Le deuxième porte sur le système légal et sur la protection du droit de propriété. D’après ce critère, la protection des individus et de leurs biens est le but ultime de la liberté économique et de la société civile. C’est la fonction la plus importante que devrait assurer un gouvernement.

Le troisième critère a trait à la disponibilité d’une monnaie nationale saine. L’Etat peut aussi réduire la liberté économique en amenuisant, par l’inflation, la valeur des biens et revenus légalement acquis. C’est le cas actuellement en Tunisie. Effectivement, lorsque l’inflation est non seulement forte mais aussi instable, il devient difficile pour les individus de planifier leur avenir et donc d’utiliser efficacement la liberté économique.
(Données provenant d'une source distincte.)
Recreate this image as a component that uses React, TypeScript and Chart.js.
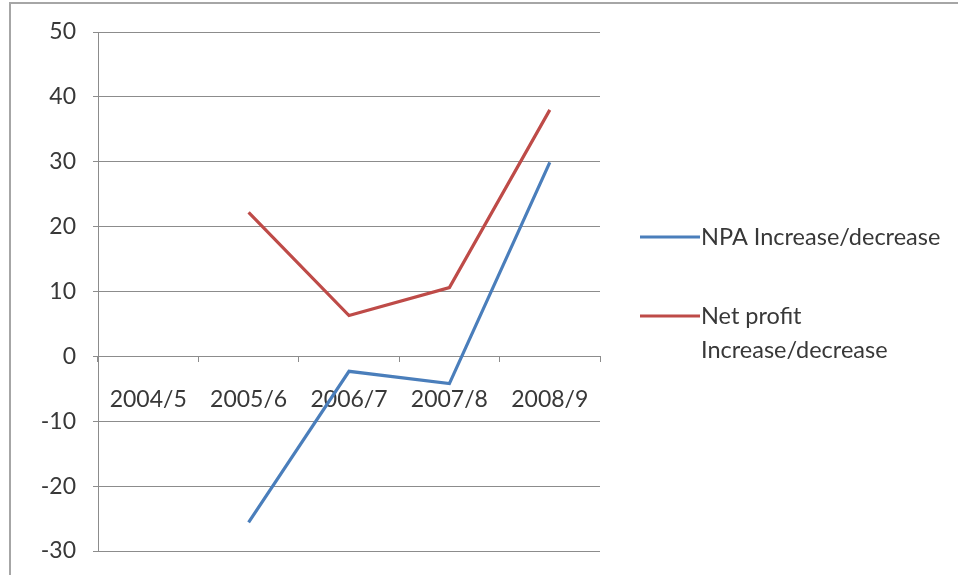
import { useEffect, useRef } from "react";
import { Chart, registerables } from "chart.js";

Chart.register(...registerables);

// Financial years on the category axis
const years = ["2004/5", "2005/6", "2006/7", "2007/8", "2008/9"];
// Year-on-year change (%) — no figure for the first year
const npaChange = [null, -25.6, -2.3, -4.2, 29.9];
const profitChange = [null, 22.2, 6.3, 10.6, 38.0];
// Legend text, one entry per line
const npaLabel = ["NPA Increase/decrease"];
const profitLabel = ["Net profit", "Increase/decrease"];
// Value axis range
const yMin = -30;
const yMax = 50;
const yStep = 10;

const FONT = "Lato, 'Open Sans', sans-serif";
const TEXT = "#383838";
const GRID = "#8c8c8c";

const framePlugin = {
  id: "frame",
  beforeDraw(chart: any) {
    const { ctx, width, height } = chart;
    ctx.save();
    ctx.fillStyle = "#ffffff";
    ctx.fillRect(0, 0, width, height);
    ctx.strokeStyle = "#a6a6a6";
    ctx.lineWidth = 2;
    ctx.beginPath();
    ctx.moveTo(10, height);
    ctx.lineTo(10, 3);
    ctx.lineTo(width, 3);
    ctx.stroke();
    ctx.restore();
  },
};

const sideLegendPlugin = {
  id: "sideLegend",
  afterDraw(chart: any) {
    const { ctx } = chart;
    const x0 = 640;
    const lineLen = 60;
    const rowY = [237, 316];
    const lineGap = 34;
    ctx.save();
    ctx.font = `23.5px ${FONT}`;
    ctx.textBaseline = "middle";
    ctx.textAlign = "left";
    chart.data.datasets.forEach((ds: any, i: number) => {
      const y = rowY[i];
      ctx.strokeStyle = ds.borderColor;
      ctx.lineWidth = 3;
      ctx.beginPath();
      ctx.moveTo(x0, y);
      ctx.lineTo(x0 + lineLen, y);
      ctx.stroke();
      ctx.fillStyle = TEXT;
      (ds.legendLines as string[]).forEach((t, j) => {
        ctx.fillText(t, x0 + lineLen + 1, y + j * lineGap);
      });
    });
    ctx.restore();
  },
};

export default function App() {
  const canvasRef = useRef<HTMLCanvasElement | null>(null);

  useEffect(() => {
    const canvas = canvasRef.current;
    if (!canvas) return;
    const chart = new Chart(canvas, {
      type: "line",
      data: {
        labels: years,
        datasets: [
          {
            label: npaLabel.join(" "),
            legendLines: npaLabel,
            data: npaChange,
            borderColor: "#4a7ebb",
            borderWidth: 3.2,
            pointRadius: 0,
            tension: 0,
          } as any,
          {
            label: profitLabel.join(" "),
            legendLines: profitLabel,
            data: profitChange,
            borderColor: "#be4b48",
            borderWidth: 3.2,
            pointRadius: 0,
            tension: 0,
          } as any,
        ],
      },
      options: {
        responsive: false,
        animation: false,
        layout: { padding: { left: 0, top: 32, right: 358, bottom: 24 } },
        plugins: {
          legend: { display: false },
          tooltip: { enabled: false },
        },
        scales: {
          x: {
            type: "category",
            position: { y: 0 } as any,
            offset: true,
            grid: {
              offset: true,
              drawOnChartArea: false,
              drawTicks: true,
              tickLength: 5,
              color: GRID,
            },
            border: { display: true, color: GRID, width: 1 },
            ticks: {
              color: TEXT,
              font: { family: FONT, size: 23 },
              padding: 24,
              maxRotation: 0,
              autoSkip: false,
            },
          },
          y: {
            min: yMin,
            max: yMax,
            afterFit(scale: any) {
              scale.width = 98;
              // the outer layout padding already leaves room for the end labels
              scale.paddingTop = 0;
              scale.paddingBottom = 0;
            },
            grid: {
              color: GRID,
              tickLength: 5,
              drawTicks: true,
            },
            border: { display: true, color: GRID, width: 1 },
            ticks: {
              stepSize: yStep,
              color: TEXT,
              font: { family: FONT, size: 23 },
              padding: 17,
            },
          },
        },
      },
      plugins: [framePlugin, sideLegendPlugin],
    });
    return () => chart.destroy();
  }, []);

  return (
    <div style={{ position: "fixed", left: 0, top: 0, width: 958, height: 575 }}>
      <canvas ref={canvasRef} width={958} height={575} />
    </div>
  );
}
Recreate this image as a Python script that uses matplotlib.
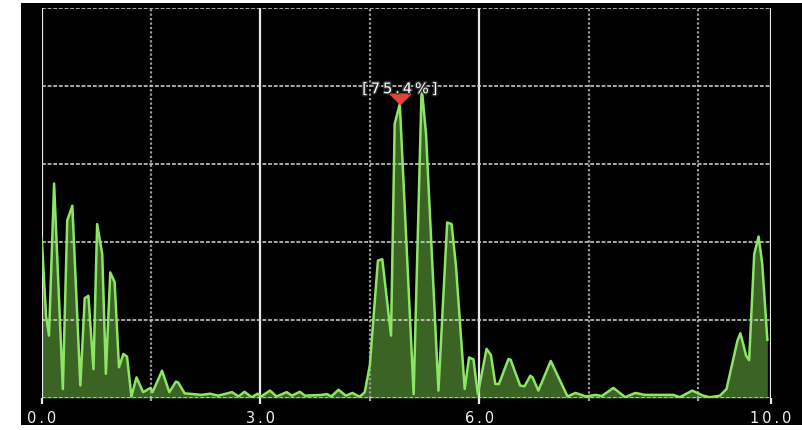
import numpy as np
import matplotlib
matplotlib.use("Agg")
import matplotlib.pyplot as plt
from matplotlib.path import Path
from matplotlib.patches import Rectangle
import matplotlib.patheffects as pe

# spectrum trace (frequency, level in %)
freqs = [0.00, 0.06, 0.10, 0.17, 0.29, 0.35, 0.42, 0.53, 0.59, 0.64,
         0.71, 0.76, 0.83, 0.88, 0.94, 1.00, 1.06, 1.12, 1.17, 1.23,
         1.30, 1.39, 1.43, 1.49, 1.52, 1.65, 1.75, 1.84, 1.87, 1.96,
         2.19, 2.31, 2.42, 2.61, 2.70, 2.78, 2.88, 2.96, 3.01, 3.13,
         3.22, 3.36, 3.43, 3.54, 3.61, 3.84, 3.91, 3.97, 4.07, 4.17,
         4.26, 4.36, 4.43, 4.50, 4.61, 4.67, 4.79, 4.84, 4.91, 5.10,
         5.21, 5.27, 5.44, 5.56, 5.62, 5.68, 5.80, 5.86, 5.92, 5.98,
         6.10, 6.16, 6.22, 6.27, 6.40, 6.43, 6.56, 6.62, 6.70, 6.73,
         6.81, 6.98, 7.21, 7.32, 7.46, 7.60, 7.68, 7.84, 8.00, 8.14,
         8.27, 8.66, 8.75, 8.92, 9.07, 9.16, 9.30, 9.39, 9.54, 9.58,
         9.66, 9.70, 9.77, 9.83, 9.88, 9.95]
levels = [41.0, 21.0, 16.0, 55.0, 2.3, 45.5, 49.3, 3.2, 25.6, 26.2,
          7.4, 44.6, 36.9, 6.2, 32.2, 29.7, 7.9, 11.3, 10.6, 0.4,
          5.3, 1.5, 1.9, 2.6, 1.5, 7.0, 1.5, 4.2, 4.0, 1.2,
          0.8, 1.1, 0.6, 1.5, 0.4, 1.6, 0.2, 1.1, 0.4, 1.9,
          0.4, 1.5, 0.6, 1.6, 0.6, 0.8, 1.0, 0.4, 2.1, 0.6,
          1.3, 0.3, 1.5, 8.5, 35.2, 35.6, 16.0, 70.3, 75.4, 1.0,
          79.7, 67.7, 1.9, 45.0, 44.6, 33.9, 2.3, 10.4, 9.9, 1.0,
          12.6, 11.0, 3.6, 3.6, 10.0, 9.8, 3.2, 3.0, 5.7, 5.3,
          1.9, 9.5, 0.4, 1.3, 0.4, 0.8, 0.5, 2.6, 0.2, 1.3,
          0.8, 0.8, 0.2, 1.9, 0.6, 0.2, 0.6, 2.3, 14.7, 16.6,
          10.8, 9.7, 36.9, 41.4, 34.4, 14.9]

# selected peak
marked_freq = 4.91

major_ticks = [0.0, 3.0, 6.0, 10.0]
major_labels = ["0.0", "3.0", "6.0", "10.0"]
minor_ticks = [1.5, 4.5, 7.5, 9.0]
level_ticks = [0, 20, 40, 60, 80, 100]


def spaced(s):
    "Letter-space a label with thin spaces"
    return "\u2009".join(s)


W, H = 802, 431
fig = plt.figure(figsize=(W / 100, H / 100), dpi=100, facecolor="white")

# black panel behind the plot
fig.patches.append(Rectangle((21 / W, 5 / H), 1 - 21 / W, 422 / H,
                             transform=fig.transFigure, facecolor="black",
                             edgecolor="none", zorder=-10))

ax = fig.add_axes([41.7 / W, 32 / H, 729.3 / W, 390 / H])
ax.set_facecolor("black")
ax.set_xlim(0, 10)
ax.set_ylim(0, 100)
for s in ax.spines.values():
    s.set_visible(False)

x = np.array(freqs)
y = np.array(levels)
ax.fill_between(x, 0, y, color="#3b6324", linewidth=0, zorder=1)
ax.plot(x, y, color="#8de566", linewidth=1.8, zorder=3)

# grid: solid major verticals, dotted minor verticals and horizontals
ax.set_xticks(major_ticks)
ax.set_xticklabels([spaced(t) for t in major_labels])
ax.set_xticks(minor_ticks, minor=True)
ax.set_yticks(level_ticks)
ax.set_yticklabels([])
ax.set_axisbelow(False)
ax.grid(True, which="major", axis="x", color="#e8e8e8", linewidth=1.6,
        linestyle="-", zorder=2)
ax.grid(True, which="minor", axis="x", color="#9c9c9c", linewidth=1.6,
        linestyle=(0, (1, 1)), zorder=2)
ax.grid(True, which="major", axis="y", color="#d8d8d8", linewidth=1.1,
        linestyle=(0, (2.5, 1.2)), zorder=2)
ax.tick_params(axis="x", which="major", direction="out", length=4.5,
               width=1.6, color="#e8e8e8", labelcolor="#f0f0f0",
               labelsize=10.5, pad=4.5)
ax.tick_params(axis="x", which="minor", direction="out", length=2.5,
               width=1.6, color="#9c9c9c")
ax.tick_params(axis="y", length=0)

# peak marker: downward triangle with its tip on the point
idx = freqs.index(marked_freq)
tri = Path([(-1, 1), (1, 1), (0, 0), (-1, 1)],
           [Path.MOVETO, Path.LINETO, Path.LINETO, Path.CLOSEPOLY])
ax.plot([freqs[idx]], [levels[idx]], marker=tri, markersize=15,
        color="#e0453c", linestyle="none", zorder=4, clip_on=False)
ax.annotate(spaced(f"[{levels[idx]:.1f}%]"), (freqs[idx], levels[idx]),
            xytext=(0, 11), textcoords="offset points", ha="center",
            va="center", color="white", fontsize=10.5, zorder=5,
            path_effects=[pe.withStroke(linewidth=2, foreground="#303030")])

fig.savefig("out.png", dpi=100, facecolor="white")
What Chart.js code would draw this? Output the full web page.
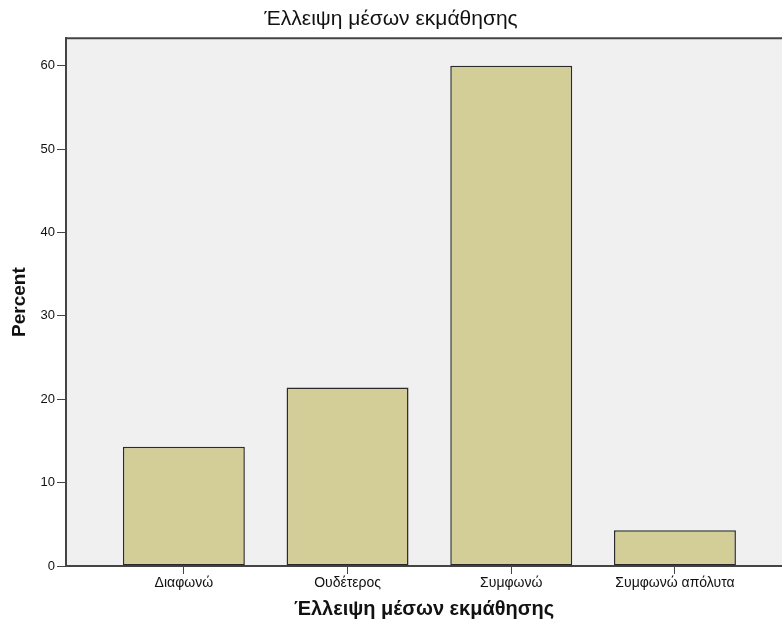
<!DOCTYPE html>
<html>
<head>
<meta charset="utf-8">
<script src="https://cdn.jsdelivr.net/npm/chart.js@4/dist/chart.umd.min.js"></script>
<style>
  html, body { margin: 0; padding: 0; background: #fff; overflow: hidden; }
</style>
</head>
<body>
<canvas id="chart" width="782" height="626"></canvas>
<script>
/* ── Data ─────────────────────────────────────────────── */
const categories = ['Διαφωνώ', 'Ουδέτερος', 'Συμφωνώ', 'Συμφωνώ απόλυτα'];
const percents   = [14.3, 21.4, 60.0, 4.3];
const yTicks     = [0, 10, 20, 30, 40, 50, 60];
const chartTitle = 'Έλλειψη μέσων εκμάθησης';
const xTitle     = 'Έλλειψη μέσων εκμάθησης';
const yTitle     = 'Percent';

const FONT = "'Liberation Sans', Arial, sans-serif";
const INK  = '#111';
const AXIS = '#444';

// plot background + top frame line
const plotFrame = {
  id: 'plotFrame',
  beforeDraw(chart) {
    const { ctx, chartArea: a } = chart;
    ctx.save();
    ctx.fillStyle = '#f0f0f0';
    ctx.fillRect(a.left, a.top, a.right - a.left, a.bottom - a.top);
    ctx.strokeStyle = AXIS;
    ctx.lineWidth = 2;
    ctx.beginPath();
    ctx.moveTo(a.left - 1, a.top);
    ctx.lineTo(a.right, a.top);
    ctx.stroke();
    ctx.restore();
  }
};

new Chart(document.getElementById('chart'), {
  type: 'bar',
  data: {
    datasets: [{
      data: percents.map((v, i) => ({ x: i, y: v })),
      backgroundColor: '#d3ce97',
      borderColor: '#2b2b2b',
      borderWidth: 1.5,
      borderSkipped: false,
      categoryPercentage: 1,
      barPercentage: 0.745,
    }],
  },
  options: {
    responsive: false,
    animation: false,
    layout: { padding: 0 },
    plugins: {
      legend: { display: false },
      tooltip: { enabled: false },
      title: {
        display: true,
        text: chartTitle,
        color: INK,
        font: { family: FONT, size: 21, weight: 'normal' },
        padding: { top: 7, bottom: 6 },
      },
    },
    scales: {
      x: {
        type: 'linear',
        offset: false,
        min: -0.72,
        max: 3.654,
        afterBuildTicks: s => { s.ticks = categories.map((_, i) => ({ value: i })); },
        afterFit: s => { s.height = 60; },
        ticks: {
          callback: v => categories[v],
          color: INK,
          font: { family: FONT, size: 14 },
          padding: 1,
          maxRotation: 0,
          autoSkip: false,
        },
        grid: { offset: false, drawOnChartArea: false, drawTicks: true, tickLength: 8, tickColor: AXIS },
        border: { color: AXIS, width: 2 },
        title: {
          display: true,
          text: xTitle,
          color: INK,
          font: { family: FONT, size: 20, weight: 'bold' },
          padding: { top: 0, bottom: 5 },
        },
      },
      y: {
        min: 0,
        max: 63.3,
        afterBuildTicks: s => { s.ticks = yTicks.map(v => ({ value: v })); },
        afterFit: s => { s.width = 66; },
        ticks: {
          color: INK,
          font: { family: FONT, size: 13 },
          padding: 2,
        },
        grid: { drawOnChartArea: false, drawTicks: true, tickLength: 9, tickColor: AXIS },
        border: { color: AXIS, width: 2 },
        title: {
          display: true,
          text: yTitle,
          color: INK,
          font: { family: FONT, size: 19, weight: 'bold' },
          padding: { top: 8, bottom: 0 },
        },
      },
    },
  },
  plugins: [plotFrame],
});
</script>
</body>
</html>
C’est également le cas de la Tunisie. Avec une inflation avoisinant les 7%, la Tunisie est loin d’être une économie ultralibérale.

Le quatrième critère consiste en l’accès libre au commerce international. La liberté d’échanger -dans le sens le plus large (achat, vente, conclusion de contrats…)- est essentielle à la liberté économique. Celle-ci est réduite lorsque la liberté à l’échange n’inclut pas les entreprises et les particuliers dans d’autres pays.

Le cinquième porte sur la réglementation du travail, du crédit et des affaires. Les gouvernements utilisent non seulement un certain nombre d’outils pour limiter le droit d’échanger au niveau international, mais ils peuvent également élaborer, de surcroît, des règlements à même de limiter le droit à l’échange à l’intérieur même des frontières nationales (situations de monopoles), le droit d’obtenir des crédits, le droit de location ou le droit de travailler pour le compte de la personne ou de l’entité que vous souhaitez, ou à gérer librement votre entreprise. En plus clair, ce critère mesure les limites de la liberté économique suite à une réglementation excessive.

Au final, force est de constater que la liberté économique est un idéal qui favorise le bien-être et la stabilité dans leur acception globale.

Pour le cas de la Tunisie, le modèle suivi comme le prouve son classement à l’international, est loin d’être ultralibéral.